Olavia se para del escritorio

A mediados del año pasado tuve un trabajo en una agencia de publicidad. Mi labor consistía, entre otras cosas, en entrevistar mujeres que habían estado metidas en una rutina horrible —como lo estaba yo en ese momento— pero tenían una gran pasión a la que querían dedicarse —al igual que yo— y habían tomado la decisión valiente de abandonar el trabajo en pos de la felicidad —contrario a mí que seguía en las mismas—. Claro, la mayoría de estas personas eran chicas ricas que solo habían tenido que decirle al papá “dame para abrir mi tienda de cupcakes” y voilà. Sin embargo, no dejaba de inquietarme la ironía de haber aterrizado en un empleo que me restregaba en la cara una y otra vez lo estúpida que era la infelicidad autoimpuesta.

Pero no romanticemos el asunto. Yo no le hice caso a ninguna señal pese a que todos los días juraba que esa tenía que ser una señal. Tuve que llegar a una buena oficina, con jefes que sí me querían, amigos entrañables por compañeros y un objetivo doscientas mil veces mejor que el convencer a la gente de las bondades de consumir una bebida con sabor a Bricanyl —un saludo a los asmáticos en la audiencia— para decidirme a dar el salto al vacío. Dije que no romantizáramos el asunto y miren cómo lo hice. Ahora sí, en serio. Me fui de la oficina.

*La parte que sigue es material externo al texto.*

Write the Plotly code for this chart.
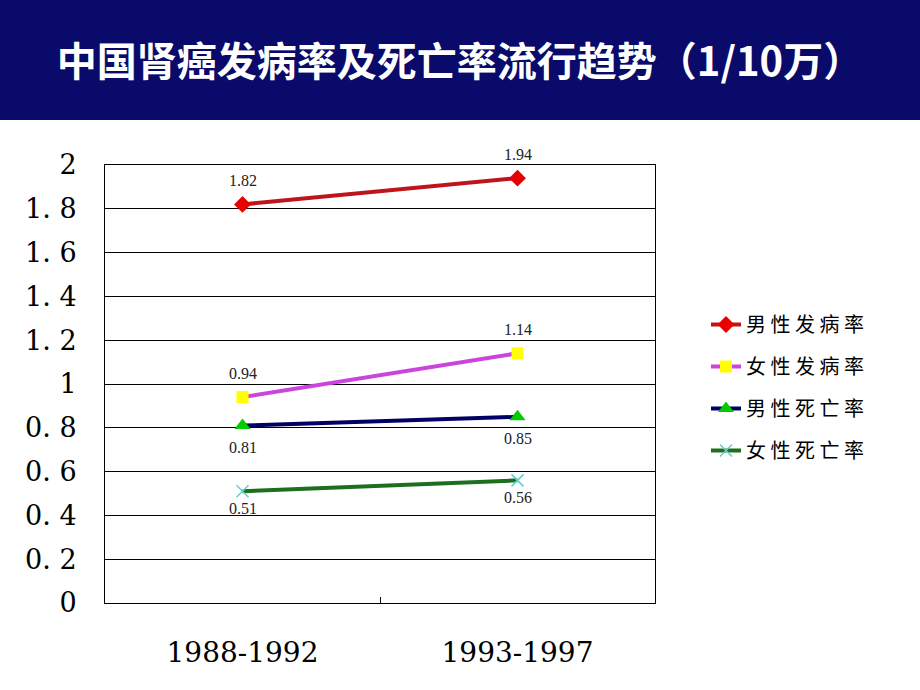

Se siente raro haber reclamado mi tiempo y que haya funcionado. Ahora no tengo absolutamente ninguna excusa para dejar de hacer lo que dejé de hacer en nombre de la productividad, la adultez o lo que sea. La situación se presenta como libertad, pero en realidad es un montón de responsabilidad que no deja de coquetear con el miedo. Pero bueno, ya está hecho. A ver qué sale.